** Start **

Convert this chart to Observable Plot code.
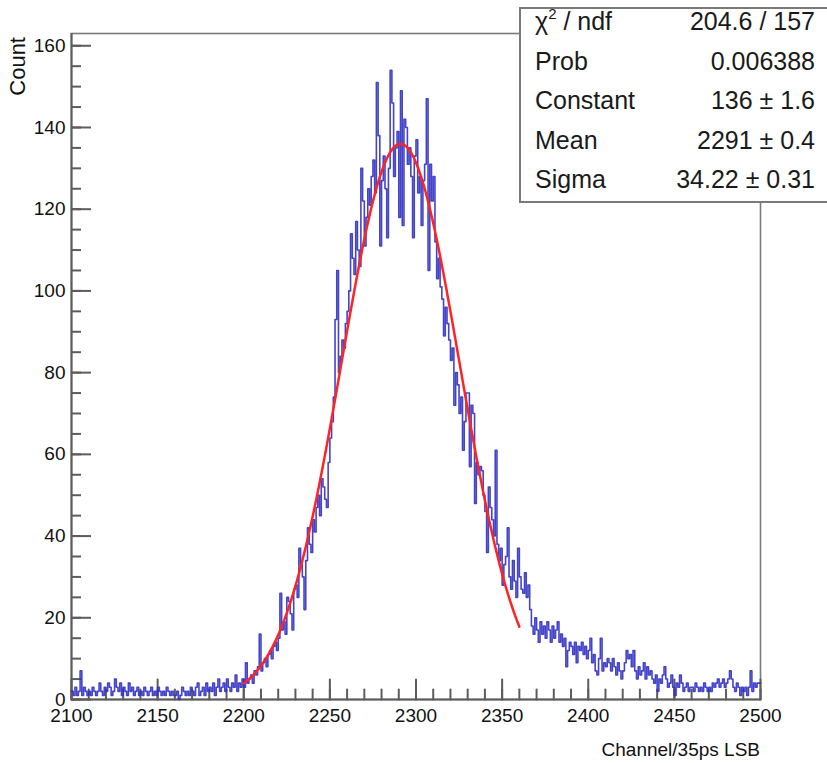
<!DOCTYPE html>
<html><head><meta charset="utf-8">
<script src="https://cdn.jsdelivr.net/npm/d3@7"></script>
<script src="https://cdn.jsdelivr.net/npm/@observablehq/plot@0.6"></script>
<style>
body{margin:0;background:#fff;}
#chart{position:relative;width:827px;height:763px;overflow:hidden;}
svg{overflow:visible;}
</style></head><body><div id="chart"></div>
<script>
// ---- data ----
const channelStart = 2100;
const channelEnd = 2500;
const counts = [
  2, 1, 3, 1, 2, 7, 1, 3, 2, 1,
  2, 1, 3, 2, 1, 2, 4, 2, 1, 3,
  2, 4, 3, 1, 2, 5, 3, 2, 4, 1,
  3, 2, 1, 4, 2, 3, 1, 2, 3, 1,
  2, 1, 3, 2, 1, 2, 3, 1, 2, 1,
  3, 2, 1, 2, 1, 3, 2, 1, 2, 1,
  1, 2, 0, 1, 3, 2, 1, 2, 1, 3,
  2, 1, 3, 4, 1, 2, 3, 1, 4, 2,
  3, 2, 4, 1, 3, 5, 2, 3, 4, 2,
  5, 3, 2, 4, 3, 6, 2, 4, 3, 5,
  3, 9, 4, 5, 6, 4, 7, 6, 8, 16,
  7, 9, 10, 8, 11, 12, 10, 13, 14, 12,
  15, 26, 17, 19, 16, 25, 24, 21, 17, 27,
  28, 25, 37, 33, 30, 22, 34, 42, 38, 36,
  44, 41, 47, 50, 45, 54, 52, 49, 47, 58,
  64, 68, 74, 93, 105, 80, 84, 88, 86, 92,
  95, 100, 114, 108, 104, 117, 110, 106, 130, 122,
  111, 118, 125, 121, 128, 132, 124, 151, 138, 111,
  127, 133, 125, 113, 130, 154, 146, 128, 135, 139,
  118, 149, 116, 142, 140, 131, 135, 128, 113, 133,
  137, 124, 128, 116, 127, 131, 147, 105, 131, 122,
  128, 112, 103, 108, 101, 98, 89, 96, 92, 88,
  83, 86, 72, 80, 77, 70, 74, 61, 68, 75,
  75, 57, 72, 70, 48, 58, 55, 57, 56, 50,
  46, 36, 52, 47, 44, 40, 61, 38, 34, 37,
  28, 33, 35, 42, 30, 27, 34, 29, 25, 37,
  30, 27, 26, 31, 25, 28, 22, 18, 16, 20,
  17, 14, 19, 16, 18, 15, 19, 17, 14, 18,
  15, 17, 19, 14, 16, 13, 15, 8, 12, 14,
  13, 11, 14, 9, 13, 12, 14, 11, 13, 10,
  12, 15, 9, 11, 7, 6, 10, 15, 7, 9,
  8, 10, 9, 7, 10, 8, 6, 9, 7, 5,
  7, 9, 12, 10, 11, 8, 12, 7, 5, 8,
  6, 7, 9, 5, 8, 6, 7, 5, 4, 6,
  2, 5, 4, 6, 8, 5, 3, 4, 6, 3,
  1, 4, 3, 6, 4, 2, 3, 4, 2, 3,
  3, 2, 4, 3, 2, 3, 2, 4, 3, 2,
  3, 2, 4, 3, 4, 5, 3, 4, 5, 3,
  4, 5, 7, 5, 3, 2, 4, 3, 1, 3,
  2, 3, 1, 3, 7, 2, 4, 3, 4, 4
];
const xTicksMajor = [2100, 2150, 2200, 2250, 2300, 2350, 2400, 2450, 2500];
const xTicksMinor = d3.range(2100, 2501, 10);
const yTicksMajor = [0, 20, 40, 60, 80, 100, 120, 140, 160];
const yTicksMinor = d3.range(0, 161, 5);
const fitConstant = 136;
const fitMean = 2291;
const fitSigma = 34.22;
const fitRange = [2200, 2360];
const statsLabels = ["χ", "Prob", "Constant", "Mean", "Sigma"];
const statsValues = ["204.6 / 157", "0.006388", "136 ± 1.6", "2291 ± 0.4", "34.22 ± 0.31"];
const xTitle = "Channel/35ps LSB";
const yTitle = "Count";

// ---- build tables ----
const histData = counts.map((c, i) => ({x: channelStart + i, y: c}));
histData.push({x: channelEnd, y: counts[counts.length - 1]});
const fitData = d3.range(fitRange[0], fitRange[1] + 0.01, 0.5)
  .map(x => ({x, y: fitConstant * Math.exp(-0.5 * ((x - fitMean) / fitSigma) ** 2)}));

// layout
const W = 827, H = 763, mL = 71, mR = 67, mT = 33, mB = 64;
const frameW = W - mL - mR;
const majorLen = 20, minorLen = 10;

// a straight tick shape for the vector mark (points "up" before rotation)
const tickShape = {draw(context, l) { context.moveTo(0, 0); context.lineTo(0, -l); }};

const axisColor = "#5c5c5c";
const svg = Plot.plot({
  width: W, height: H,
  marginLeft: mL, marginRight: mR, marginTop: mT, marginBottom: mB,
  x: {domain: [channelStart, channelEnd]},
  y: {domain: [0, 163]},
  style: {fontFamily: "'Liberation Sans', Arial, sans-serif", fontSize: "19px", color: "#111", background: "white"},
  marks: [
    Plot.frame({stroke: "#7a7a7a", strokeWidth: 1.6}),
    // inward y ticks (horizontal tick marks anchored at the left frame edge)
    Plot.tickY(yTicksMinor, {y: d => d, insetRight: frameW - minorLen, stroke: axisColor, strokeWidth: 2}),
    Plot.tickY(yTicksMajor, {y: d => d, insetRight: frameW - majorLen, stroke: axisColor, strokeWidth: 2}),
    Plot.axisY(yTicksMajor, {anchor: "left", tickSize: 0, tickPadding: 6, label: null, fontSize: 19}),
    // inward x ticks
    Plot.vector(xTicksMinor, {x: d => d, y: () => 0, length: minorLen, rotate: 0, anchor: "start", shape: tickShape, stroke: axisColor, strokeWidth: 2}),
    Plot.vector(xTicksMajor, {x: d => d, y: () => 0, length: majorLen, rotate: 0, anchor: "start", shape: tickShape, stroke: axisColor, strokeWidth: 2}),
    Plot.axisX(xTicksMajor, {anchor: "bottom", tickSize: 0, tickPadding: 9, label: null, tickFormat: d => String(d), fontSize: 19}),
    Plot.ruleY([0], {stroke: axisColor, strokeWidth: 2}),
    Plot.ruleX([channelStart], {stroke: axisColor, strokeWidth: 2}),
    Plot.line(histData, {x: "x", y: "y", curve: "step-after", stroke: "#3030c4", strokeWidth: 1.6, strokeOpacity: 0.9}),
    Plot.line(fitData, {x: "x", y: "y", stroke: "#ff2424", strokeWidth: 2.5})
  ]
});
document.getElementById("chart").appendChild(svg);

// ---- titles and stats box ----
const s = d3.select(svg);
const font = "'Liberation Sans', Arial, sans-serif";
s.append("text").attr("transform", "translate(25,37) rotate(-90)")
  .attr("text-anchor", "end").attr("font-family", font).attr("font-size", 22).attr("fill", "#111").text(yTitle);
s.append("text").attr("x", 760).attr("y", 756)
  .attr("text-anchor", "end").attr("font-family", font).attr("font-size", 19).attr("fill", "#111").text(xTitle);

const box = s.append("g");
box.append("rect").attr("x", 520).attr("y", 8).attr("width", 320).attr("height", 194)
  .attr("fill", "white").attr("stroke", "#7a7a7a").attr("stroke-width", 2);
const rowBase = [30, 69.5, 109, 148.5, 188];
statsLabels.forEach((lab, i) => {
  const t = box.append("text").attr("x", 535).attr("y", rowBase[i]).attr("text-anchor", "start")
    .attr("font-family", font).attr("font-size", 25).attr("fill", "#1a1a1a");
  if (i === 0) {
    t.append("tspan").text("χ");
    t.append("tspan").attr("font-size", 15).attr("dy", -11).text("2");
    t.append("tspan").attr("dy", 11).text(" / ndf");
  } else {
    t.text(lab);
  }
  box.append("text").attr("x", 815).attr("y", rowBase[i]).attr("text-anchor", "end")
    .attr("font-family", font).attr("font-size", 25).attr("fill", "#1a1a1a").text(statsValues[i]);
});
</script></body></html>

** End **
** Start **

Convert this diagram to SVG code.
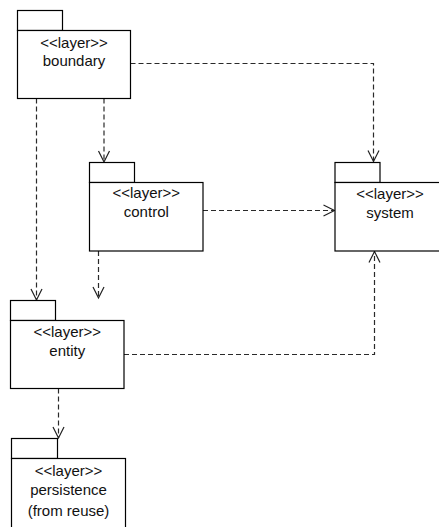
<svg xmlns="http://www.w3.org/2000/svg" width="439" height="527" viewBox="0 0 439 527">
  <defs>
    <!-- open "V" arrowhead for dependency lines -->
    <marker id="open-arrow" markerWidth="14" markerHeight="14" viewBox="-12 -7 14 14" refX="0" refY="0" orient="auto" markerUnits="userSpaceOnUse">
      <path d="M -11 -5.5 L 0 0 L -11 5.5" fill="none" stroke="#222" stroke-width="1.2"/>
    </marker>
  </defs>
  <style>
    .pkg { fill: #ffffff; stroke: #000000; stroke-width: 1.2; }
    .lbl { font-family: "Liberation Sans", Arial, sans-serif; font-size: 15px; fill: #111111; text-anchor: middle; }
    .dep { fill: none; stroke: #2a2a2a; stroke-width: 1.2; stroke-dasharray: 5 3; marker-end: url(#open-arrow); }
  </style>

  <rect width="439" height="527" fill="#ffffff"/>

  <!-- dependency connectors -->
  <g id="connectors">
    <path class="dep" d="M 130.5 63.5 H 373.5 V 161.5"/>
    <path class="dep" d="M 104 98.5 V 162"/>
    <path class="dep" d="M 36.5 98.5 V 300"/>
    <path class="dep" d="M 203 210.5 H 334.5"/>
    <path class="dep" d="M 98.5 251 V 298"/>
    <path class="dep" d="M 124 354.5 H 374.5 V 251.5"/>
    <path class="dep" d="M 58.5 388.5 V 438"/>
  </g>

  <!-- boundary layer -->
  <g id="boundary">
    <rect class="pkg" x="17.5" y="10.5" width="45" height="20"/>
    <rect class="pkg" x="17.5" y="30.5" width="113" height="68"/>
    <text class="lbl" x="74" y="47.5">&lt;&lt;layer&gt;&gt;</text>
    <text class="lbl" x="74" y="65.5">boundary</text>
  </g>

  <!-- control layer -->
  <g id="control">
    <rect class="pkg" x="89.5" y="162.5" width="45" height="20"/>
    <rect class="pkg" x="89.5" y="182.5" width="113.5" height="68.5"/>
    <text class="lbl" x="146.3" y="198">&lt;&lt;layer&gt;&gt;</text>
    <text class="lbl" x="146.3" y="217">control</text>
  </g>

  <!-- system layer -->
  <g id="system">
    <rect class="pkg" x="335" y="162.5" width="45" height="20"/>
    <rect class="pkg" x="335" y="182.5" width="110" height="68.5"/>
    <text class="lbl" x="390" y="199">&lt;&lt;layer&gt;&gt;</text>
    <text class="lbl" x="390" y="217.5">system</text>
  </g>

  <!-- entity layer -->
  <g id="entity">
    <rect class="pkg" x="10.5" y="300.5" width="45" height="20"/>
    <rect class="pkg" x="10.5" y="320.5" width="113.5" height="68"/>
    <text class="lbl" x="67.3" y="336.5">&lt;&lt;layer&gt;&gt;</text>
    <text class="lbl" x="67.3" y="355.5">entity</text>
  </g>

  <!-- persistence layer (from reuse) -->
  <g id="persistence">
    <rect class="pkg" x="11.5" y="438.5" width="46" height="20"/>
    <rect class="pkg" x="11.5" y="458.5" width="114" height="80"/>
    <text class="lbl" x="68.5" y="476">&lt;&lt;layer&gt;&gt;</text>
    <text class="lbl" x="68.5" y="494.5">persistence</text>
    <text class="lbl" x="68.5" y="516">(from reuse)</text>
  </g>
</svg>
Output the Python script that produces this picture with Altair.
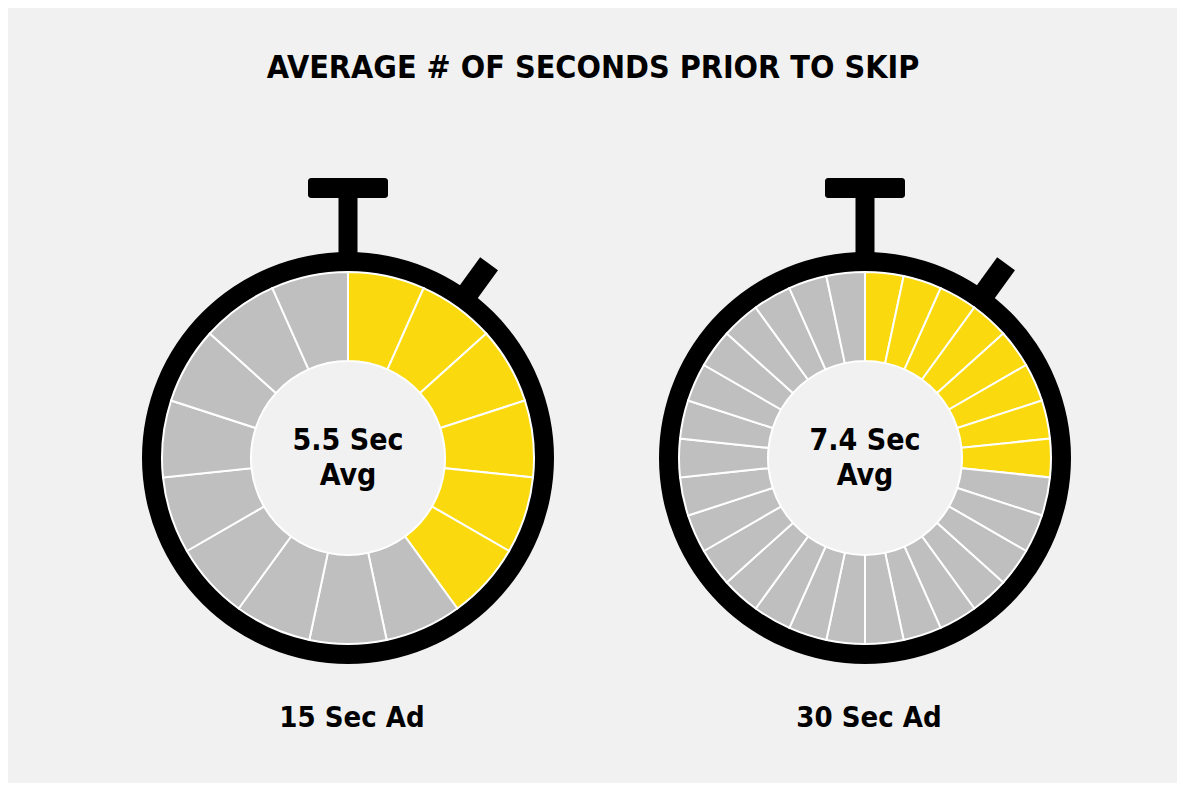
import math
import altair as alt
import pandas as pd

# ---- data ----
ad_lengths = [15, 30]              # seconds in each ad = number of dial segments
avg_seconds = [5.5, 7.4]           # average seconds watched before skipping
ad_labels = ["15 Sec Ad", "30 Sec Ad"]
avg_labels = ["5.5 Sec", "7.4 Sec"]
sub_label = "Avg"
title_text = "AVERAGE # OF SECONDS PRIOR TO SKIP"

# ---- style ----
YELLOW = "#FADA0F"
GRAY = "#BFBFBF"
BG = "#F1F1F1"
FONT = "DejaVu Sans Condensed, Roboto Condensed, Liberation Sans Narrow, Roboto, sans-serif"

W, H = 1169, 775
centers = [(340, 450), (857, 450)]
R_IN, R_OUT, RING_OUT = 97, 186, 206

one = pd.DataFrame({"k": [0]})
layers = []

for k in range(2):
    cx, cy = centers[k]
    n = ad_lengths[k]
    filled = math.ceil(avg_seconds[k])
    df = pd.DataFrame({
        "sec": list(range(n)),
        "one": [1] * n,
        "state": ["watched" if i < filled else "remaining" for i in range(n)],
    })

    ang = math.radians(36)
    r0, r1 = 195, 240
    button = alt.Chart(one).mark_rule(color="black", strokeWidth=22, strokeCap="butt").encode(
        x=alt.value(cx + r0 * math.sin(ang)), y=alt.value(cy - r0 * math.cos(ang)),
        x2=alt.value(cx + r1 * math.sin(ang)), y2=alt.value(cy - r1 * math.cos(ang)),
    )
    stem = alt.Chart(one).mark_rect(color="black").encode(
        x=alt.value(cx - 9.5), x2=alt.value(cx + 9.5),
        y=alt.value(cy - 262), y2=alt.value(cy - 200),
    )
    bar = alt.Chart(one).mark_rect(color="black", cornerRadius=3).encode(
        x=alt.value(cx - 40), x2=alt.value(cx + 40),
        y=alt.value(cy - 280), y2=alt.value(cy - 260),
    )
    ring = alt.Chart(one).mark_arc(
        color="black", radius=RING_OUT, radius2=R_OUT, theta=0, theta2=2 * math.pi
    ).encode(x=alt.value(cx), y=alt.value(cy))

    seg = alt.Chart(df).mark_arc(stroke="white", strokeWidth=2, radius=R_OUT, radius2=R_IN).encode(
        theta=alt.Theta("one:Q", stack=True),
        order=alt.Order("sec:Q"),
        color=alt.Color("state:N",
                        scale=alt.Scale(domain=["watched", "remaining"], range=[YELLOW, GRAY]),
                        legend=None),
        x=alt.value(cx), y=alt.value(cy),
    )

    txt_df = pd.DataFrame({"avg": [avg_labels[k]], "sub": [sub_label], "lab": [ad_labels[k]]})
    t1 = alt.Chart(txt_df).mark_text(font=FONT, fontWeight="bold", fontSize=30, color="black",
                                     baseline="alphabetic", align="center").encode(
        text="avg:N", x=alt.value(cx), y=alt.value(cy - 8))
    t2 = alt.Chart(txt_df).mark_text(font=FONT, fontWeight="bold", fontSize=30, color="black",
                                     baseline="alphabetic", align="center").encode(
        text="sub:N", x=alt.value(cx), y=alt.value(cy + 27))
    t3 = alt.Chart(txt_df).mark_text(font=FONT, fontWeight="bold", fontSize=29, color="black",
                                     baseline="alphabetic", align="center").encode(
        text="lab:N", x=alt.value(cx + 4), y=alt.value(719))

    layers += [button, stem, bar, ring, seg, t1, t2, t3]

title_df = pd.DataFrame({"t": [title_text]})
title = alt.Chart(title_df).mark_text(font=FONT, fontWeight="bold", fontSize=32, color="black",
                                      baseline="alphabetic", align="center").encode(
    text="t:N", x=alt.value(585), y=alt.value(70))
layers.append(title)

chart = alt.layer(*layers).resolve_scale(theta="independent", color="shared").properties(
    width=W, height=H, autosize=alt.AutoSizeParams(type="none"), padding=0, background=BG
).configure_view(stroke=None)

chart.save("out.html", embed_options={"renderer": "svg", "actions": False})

** End **
** Start **

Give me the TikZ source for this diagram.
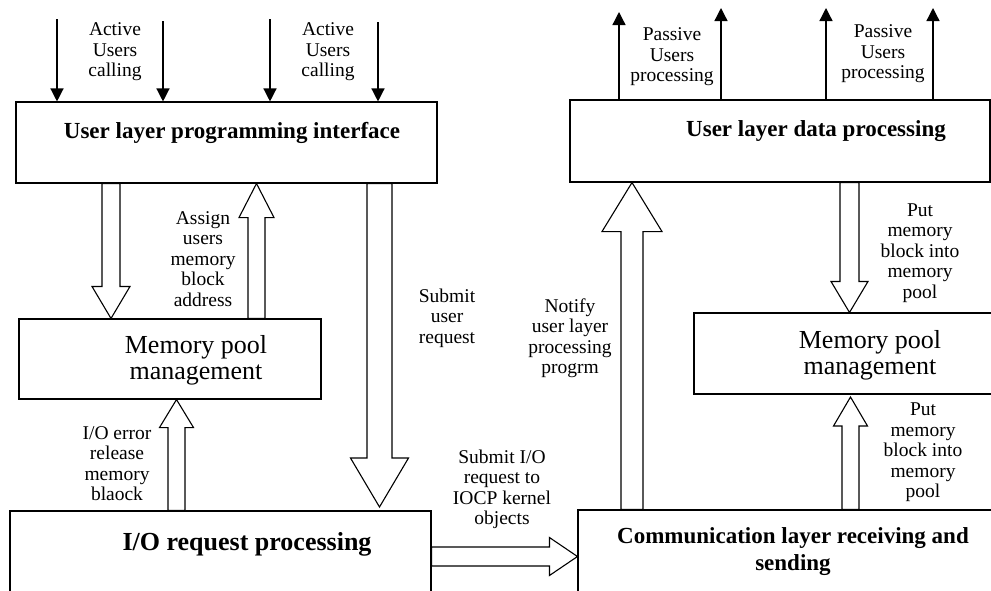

** End **

PROBLEM TO WORK ON – Lines from the one with "Output the Python" through the one with "import pandas as pd" are the only ones to quote. Quote them exactly and leave out pictures.

SOLUTION FOR THIS EXERCISE –
Output the Python script that produces this picture with Altair.
import math
import altair as alt
import pandas as pd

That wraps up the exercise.